Direction: In the data below, locate the line containing "Rebuild this chart" and the line containing "bin_centers = np.arange(15, 1500, 30)", then retype both and everything between them exactly. Pictures are not part of the copy.

Data lines:
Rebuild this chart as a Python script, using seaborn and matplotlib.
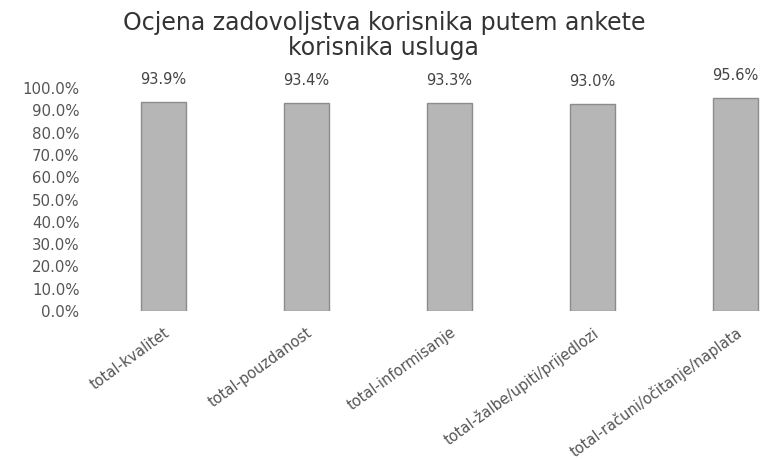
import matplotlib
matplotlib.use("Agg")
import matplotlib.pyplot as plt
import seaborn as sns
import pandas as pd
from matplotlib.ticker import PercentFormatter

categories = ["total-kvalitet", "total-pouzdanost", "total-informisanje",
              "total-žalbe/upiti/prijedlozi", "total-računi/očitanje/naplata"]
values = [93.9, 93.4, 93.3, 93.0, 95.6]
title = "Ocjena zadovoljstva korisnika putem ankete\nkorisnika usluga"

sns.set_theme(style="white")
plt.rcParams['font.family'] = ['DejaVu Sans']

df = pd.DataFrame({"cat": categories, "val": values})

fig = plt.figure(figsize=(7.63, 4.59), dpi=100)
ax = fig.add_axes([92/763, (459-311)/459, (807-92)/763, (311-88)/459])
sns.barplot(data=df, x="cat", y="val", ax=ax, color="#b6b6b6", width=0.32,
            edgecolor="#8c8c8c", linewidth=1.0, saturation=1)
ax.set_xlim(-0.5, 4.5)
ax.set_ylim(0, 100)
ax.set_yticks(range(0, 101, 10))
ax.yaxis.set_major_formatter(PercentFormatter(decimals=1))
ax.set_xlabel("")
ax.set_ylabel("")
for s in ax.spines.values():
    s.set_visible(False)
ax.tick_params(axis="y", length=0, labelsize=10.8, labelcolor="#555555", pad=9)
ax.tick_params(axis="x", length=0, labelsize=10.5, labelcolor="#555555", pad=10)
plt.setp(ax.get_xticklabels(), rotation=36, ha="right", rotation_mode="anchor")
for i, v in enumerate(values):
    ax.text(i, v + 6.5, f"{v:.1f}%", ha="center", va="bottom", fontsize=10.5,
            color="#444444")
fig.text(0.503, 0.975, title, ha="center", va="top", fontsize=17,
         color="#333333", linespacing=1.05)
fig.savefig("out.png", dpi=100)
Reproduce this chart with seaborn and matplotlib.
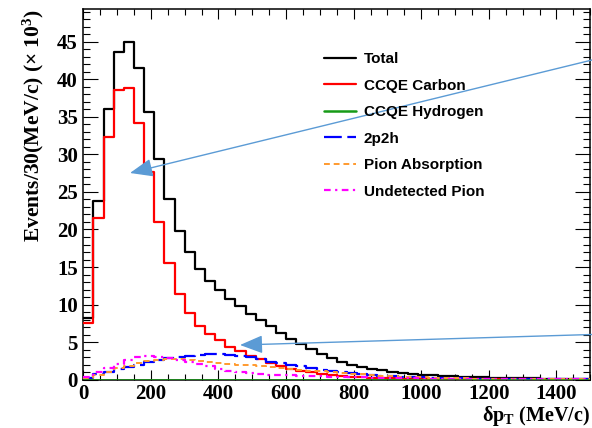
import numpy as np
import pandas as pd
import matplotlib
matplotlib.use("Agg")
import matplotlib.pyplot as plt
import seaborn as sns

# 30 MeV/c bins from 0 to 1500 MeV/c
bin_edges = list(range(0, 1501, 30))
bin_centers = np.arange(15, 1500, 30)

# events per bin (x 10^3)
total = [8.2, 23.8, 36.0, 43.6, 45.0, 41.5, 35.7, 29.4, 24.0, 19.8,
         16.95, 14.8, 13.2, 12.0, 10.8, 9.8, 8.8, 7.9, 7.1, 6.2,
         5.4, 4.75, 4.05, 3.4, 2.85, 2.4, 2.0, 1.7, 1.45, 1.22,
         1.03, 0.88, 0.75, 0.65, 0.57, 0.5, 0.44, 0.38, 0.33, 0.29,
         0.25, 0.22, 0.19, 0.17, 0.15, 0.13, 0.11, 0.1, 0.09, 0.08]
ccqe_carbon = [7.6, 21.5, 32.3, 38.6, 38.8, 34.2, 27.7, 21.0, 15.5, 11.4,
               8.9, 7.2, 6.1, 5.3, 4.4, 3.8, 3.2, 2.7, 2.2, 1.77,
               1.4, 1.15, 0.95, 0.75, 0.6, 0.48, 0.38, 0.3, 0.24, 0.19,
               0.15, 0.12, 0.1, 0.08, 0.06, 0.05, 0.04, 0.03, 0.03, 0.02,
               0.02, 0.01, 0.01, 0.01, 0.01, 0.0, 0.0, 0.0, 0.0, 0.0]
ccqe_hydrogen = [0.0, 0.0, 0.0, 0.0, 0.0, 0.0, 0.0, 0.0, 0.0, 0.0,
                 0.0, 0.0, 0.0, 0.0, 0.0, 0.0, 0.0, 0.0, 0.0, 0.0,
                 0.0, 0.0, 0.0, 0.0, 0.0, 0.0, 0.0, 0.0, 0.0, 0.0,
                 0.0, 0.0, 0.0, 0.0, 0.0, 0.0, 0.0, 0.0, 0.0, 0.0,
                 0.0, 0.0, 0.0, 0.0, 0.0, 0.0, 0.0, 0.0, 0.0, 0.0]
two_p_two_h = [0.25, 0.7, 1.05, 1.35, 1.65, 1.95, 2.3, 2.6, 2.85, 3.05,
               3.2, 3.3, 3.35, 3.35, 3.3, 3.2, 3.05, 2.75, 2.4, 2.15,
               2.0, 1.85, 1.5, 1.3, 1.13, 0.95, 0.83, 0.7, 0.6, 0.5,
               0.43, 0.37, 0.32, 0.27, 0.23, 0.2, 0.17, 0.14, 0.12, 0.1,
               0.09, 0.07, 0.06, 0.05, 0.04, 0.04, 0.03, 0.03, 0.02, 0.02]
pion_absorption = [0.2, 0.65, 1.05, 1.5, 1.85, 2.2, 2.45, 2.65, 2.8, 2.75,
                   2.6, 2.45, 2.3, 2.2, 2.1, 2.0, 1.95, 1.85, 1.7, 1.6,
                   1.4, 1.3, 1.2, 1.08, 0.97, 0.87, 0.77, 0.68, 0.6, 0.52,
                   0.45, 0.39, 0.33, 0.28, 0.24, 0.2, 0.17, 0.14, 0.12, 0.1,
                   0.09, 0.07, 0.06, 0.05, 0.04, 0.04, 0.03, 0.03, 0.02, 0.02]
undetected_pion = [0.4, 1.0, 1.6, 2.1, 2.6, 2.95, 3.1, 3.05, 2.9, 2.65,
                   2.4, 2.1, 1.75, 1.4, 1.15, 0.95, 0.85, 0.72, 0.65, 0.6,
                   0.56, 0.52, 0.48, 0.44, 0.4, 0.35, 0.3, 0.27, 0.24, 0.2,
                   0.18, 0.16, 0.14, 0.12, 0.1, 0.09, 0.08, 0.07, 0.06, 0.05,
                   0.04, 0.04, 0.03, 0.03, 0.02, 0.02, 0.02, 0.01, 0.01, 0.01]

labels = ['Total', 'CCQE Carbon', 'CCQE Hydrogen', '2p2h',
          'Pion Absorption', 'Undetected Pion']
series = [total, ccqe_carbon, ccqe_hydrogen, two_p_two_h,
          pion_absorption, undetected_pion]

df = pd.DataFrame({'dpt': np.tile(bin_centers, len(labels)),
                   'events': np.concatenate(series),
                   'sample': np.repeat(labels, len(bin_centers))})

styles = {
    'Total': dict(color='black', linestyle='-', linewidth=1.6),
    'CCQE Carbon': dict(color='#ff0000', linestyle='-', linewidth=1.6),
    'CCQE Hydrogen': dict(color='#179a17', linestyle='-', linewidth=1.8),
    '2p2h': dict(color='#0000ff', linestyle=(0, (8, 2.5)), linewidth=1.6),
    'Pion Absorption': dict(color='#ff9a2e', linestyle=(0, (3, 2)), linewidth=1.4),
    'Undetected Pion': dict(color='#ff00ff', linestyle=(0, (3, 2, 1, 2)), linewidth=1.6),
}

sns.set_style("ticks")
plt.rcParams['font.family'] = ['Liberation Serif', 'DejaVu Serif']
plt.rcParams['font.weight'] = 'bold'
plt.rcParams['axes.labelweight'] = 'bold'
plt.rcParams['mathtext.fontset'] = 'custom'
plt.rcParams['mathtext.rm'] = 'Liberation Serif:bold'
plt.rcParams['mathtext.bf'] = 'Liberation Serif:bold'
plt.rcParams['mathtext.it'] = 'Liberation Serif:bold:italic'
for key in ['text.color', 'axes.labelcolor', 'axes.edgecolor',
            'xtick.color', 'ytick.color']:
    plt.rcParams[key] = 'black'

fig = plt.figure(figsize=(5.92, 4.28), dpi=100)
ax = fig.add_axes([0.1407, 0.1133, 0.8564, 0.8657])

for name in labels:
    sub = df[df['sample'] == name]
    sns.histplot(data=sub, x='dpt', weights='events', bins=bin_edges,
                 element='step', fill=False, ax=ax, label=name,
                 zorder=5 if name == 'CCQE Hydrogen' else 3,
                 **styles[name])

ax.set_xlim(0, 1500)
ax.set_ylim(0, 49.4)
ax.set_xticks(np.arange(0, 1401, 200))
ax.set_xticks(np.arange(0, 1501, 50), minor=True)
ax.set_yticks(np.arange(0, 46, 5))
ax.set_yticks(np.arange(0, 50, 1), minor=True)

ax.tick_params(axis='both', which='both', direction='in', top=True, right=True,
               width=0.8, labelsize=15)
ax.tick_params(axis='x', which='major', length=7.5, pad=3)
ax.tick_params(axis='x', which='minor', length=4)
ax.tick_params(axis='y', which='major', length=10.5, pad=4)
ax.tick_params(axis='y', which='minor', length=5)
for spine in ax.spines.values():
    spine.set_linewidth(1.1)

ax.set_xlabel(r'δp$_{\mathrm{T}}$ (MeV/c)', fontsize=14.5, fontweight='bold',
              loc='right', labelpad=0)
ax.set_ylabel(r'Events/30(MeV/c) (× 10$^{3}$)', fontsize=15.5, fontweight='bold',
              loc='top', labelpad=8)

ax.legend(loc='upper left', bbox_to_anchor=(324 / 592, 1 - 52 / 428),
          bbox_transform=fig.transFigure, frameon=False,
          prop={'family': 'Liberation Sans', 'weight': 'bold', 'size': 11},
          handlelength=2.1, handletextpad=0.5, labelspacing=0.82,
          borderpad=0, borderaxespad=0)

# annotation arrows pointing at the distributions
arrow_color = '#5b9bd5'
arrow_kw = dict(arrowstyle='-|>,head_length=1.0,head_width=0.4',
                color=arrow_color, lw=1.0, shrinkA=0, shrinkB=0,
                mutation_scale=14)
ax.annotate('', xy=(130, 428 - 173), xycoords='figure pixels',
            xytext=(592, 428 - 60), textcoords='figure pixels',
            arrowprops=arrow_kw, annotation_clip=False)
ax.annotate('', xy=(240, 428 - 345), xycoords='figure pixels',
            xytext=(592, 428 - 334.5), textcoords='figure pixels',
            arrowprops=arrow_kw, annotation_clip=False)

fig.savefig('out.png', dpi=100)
--
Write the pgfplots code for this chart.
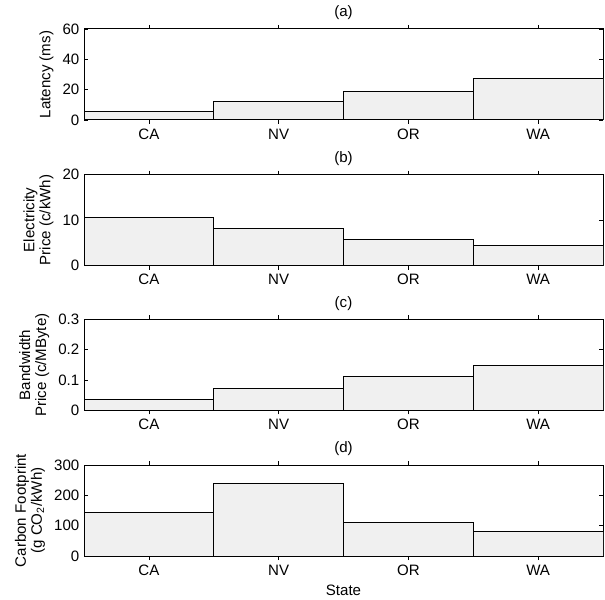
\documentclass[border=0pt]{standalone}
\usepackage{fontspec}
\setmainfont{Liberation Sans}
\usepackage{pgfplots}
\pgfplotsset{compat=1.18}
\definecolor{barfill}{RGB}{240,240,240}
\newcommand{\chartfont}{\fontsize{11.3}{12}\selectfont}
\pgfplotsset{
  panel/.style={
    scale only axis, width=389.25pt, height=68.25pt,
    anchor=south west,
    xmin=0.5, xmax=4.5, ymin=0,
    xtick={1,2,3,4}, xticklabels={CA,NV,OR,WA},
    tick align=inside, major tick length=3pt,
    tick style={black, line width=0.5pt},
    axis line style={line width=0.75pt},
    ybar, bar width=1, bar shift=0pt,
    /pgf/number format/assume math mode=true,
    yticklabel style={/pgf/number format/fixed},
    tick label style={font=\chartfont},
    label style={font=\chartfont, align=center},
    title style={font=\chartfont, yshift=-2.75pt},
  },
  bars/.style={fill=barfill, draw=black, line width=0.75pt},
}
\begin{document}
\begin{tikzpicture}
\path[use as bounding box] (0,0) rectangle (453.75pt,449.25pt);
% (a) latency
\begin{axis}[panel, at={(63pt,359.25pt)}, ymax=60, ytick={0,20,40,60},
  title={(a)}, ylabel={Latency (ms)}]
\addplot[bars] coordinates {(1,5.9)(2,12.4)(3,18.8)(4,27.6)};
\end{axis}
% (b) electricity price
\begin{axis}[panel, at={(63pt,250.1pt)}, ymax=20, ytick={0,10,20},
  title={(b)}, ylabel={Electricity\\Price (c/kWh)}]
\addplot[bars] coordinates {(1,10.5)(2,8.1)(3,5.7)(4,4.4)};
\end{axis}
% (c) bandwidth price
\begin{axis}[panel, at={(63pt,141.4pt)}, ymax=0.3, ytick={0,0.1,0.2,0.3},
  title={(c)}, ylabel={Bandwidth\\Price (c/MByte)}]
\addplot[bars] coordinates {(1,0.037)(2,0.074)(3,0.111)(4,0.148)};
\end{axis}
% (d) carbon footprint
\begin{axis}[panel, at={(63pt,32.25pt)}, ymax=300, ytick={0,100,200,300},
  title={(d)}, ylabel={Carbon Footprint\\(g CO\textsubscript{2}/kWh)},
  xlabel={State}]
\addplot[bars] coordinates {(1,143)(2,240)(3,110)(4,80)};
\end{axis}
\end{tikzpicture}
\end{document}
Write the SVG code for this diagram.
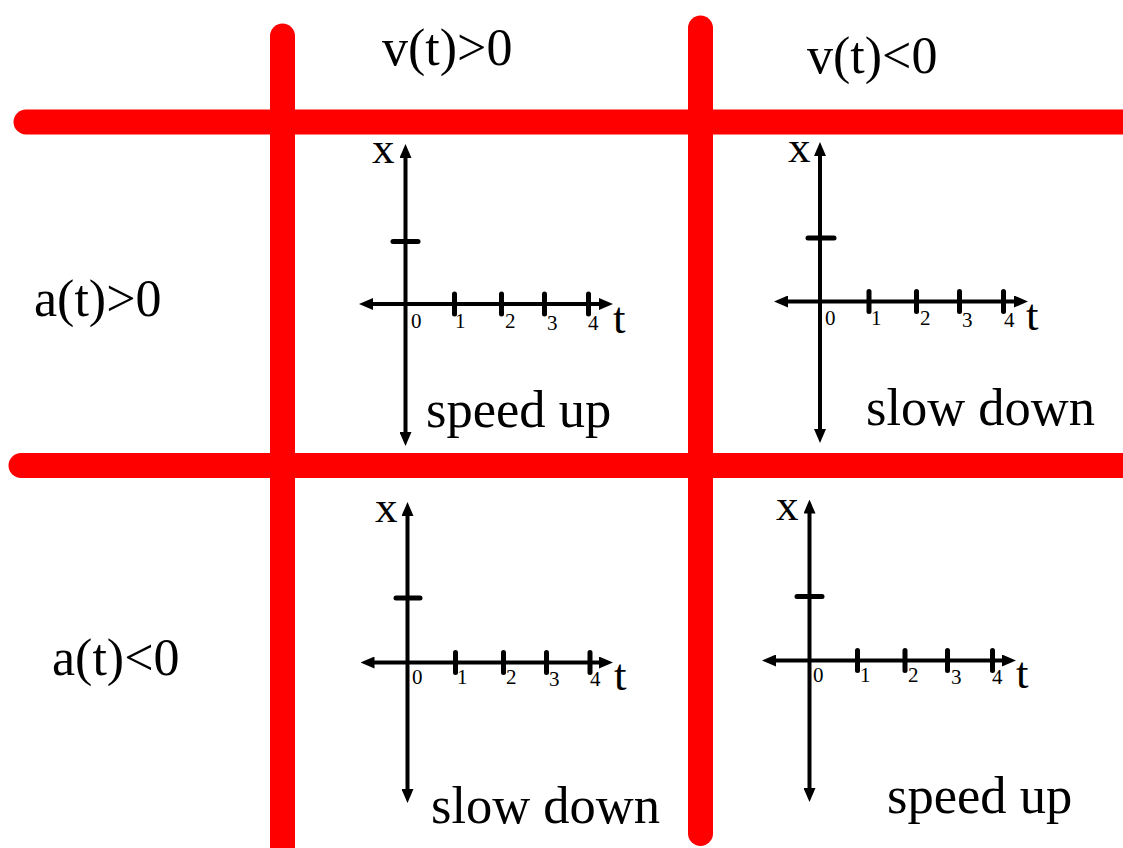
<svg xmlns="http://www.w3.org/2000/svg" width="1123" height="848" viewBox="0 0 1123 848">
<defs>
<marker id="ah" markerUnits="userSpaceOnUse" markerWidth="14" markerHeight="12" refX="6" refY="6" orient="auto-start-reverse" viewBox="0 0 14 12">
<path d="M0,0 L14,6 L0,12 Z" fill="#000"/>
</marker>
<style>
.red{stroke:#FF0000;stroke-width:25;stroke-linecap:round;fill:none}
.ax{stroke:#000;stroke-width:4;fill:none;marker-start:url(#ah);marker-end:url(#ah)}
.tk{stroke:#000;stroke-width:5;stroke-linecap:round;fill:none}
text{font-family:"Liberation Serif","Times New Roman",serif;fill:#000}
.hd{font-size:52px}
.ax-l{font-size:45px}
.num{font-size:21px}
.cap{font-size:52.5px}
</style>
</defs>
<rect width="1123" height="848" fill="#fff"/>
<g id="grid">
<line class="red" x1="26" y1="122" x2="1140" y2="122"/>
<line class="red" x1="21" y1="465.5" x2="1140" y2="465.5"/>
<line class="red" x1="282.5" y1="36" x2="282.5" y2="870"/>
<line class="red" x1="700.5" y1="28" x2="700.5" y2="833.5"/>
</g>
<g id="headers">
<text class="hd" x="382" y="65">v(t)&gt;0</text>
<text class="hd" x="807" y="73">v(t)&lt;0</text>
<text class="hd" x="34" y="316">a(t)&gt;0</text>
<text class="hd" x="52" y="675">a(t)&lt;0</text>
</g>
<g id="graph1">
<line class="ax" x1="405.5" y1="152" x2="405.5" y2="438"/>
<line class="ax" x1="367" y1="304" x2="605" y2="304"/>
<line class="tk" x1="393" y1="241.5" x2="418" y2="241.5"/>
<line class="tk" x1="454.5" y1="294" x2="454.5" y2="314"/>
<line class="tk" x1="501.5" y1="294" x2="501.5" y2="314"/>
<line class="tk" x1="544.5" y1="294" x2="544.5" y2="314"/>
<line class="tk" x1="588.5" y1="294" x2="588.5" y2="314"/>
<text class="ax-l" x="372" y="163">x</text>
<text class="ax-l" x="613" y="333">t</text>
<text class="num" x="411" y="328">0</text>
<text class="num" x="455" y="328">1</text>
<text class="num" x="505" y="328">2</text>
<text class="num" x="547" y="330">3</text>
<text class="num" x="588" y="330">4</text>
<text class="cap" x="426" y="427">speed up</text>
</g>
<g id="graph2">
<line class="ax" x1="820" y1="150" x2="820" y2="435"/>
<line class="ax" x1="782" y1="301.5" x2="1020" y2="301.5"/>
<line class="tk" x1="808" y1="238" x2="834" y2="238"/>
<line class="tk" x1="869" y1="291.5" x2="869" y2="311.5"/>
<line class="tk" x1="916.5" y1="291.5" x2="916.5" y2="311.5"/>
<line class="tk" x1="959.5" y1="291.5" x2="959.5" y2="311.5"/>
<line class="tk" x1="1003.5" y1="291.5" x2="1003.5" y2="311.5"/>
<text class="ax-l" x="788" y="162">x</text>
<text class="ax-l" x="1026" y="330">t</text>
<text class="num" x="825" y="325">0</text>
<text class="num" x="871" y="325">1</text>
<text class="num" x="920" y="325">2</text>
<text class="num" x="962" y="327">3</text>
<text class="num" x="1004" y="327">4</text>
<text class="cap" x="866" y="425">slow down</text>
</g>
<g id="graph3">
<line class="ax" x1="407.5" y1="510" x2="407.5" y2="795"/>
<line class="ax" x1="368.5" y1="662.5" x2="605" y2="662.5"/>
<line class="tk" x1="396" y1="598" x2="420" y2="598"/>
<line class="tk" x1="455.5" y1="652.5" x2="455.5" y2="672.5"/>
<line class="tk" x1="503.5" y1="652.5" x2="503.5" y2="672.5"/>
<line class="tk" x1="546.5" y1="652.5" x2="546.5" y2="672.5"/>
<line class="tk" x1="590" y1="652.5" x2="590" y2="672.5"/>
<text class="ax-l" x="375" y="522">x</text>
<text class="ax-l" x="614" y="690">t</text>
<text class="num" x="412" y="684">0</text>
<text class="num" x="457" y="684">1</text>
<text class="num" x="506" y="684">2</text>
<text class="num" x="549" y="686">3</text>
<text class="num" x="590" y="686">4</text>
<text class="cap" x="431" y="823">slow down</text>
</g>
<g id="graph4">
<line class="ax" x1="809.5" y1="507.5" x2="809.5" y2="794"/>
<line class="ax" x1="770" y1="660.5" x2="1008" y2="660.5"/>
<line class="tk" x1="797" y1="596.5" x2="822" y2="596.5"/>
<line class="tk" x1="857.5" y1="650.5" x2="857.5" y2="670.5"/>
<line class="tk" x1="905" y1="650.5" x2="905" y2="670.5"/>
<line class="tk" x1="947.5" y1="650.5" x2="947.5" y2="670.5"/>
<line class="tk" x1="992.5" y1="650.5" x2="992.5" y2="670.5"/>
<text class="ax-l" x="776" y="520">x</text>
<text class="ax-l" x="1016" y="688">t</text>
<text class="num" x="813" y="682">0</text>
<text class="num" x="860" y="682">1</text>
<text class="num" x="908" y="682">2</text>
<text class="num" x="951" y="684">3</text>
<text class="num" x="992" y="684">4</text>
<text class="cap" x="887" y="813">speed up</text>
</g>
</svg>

Finished exercise:
Rebuild this chart as a Python script, using seaborn and matplotlib.
import matplotlib
matplotlib.use("Agg")
import matplotlib.pyplot as plt
import seaborn as sns
import pandas as pd
from matplotlib.ticker import PercentFormatter

categories = ["total-kvalitet", "total-pouzdanost", "total-informisanje",
              "total-žalbe/upiti/prijedlozi", "total-računi/očitanje/naplata"]
values = [93.9, 93.4, 93.3, 93.0, 95.6]
title = "Ocjena zadovoljstva korisnika putem ankete\nkorisnika usluga"

sns.set_theme(style="white")
plt.rcParams['font.family'] = ['DejaVu Sans']

df = pd.DataFrame({"cat": categories, "val": values})

fig = plt.figure(figsize=(7.63, 4.59), dpi=100)
ax = fig.add_axes([92/763, (459-311)/459, (807-92)/763, (311-88)/459])
sns.barplot(data=df, x="cat", y="val", ax=ax, color="#b6b6b6", width=0.32,
            edgecolor="#8c8c8c", linewidth=1.0, saturation=1)
ax.set_xlim(-0.5, 4.5)
ax.set_ylim(0, 100)
ax.set_yticks(range(0, 101, 10))
ax.yaxis.set_major_formatter(PercentFormatter(decimals=1))
ax.set_xlabel("")
ax.set_ylabel("")
for s in ax.spines.values():
    s.set_visible(False)
ax.tick_params(axis="y", length=0, labelsize=10.8, labelcolor="#555555", pad=9)
ax.tick_params(axis="x", length=0, labelsize=10.5, labelcolor="#555555", pad=10)
plt.setp(ax.get_xticklabels(), rotation=36, ha="right", rotation_mode="anchor")
for i, v in enumerate(values):
    ax.text(i, v + 6.5, f"{v:.1f}%", ha="center", va="bottom", fontsize=10.5,
            color="#444444")
fig.text(0.503, 0.975, title, ha="center", va="top", fontsize=17,
         color="#333333", linespacing=1.05)
fig.savefig("out.png", dpi=100)
Reproduce this chart with seaborn and matplotlib.
import numpy as np
import pandas as pd
import matplotlib
matplotlib.use("Agg")
import matplotlib.pyplot as plt
import seaborn as sns

# 30 MeV/c bins from 0 to 1500 MeV/c
bin_edges = list(range(0, 1501, 30))
bin_centers = np.arange(15, 1500, 30)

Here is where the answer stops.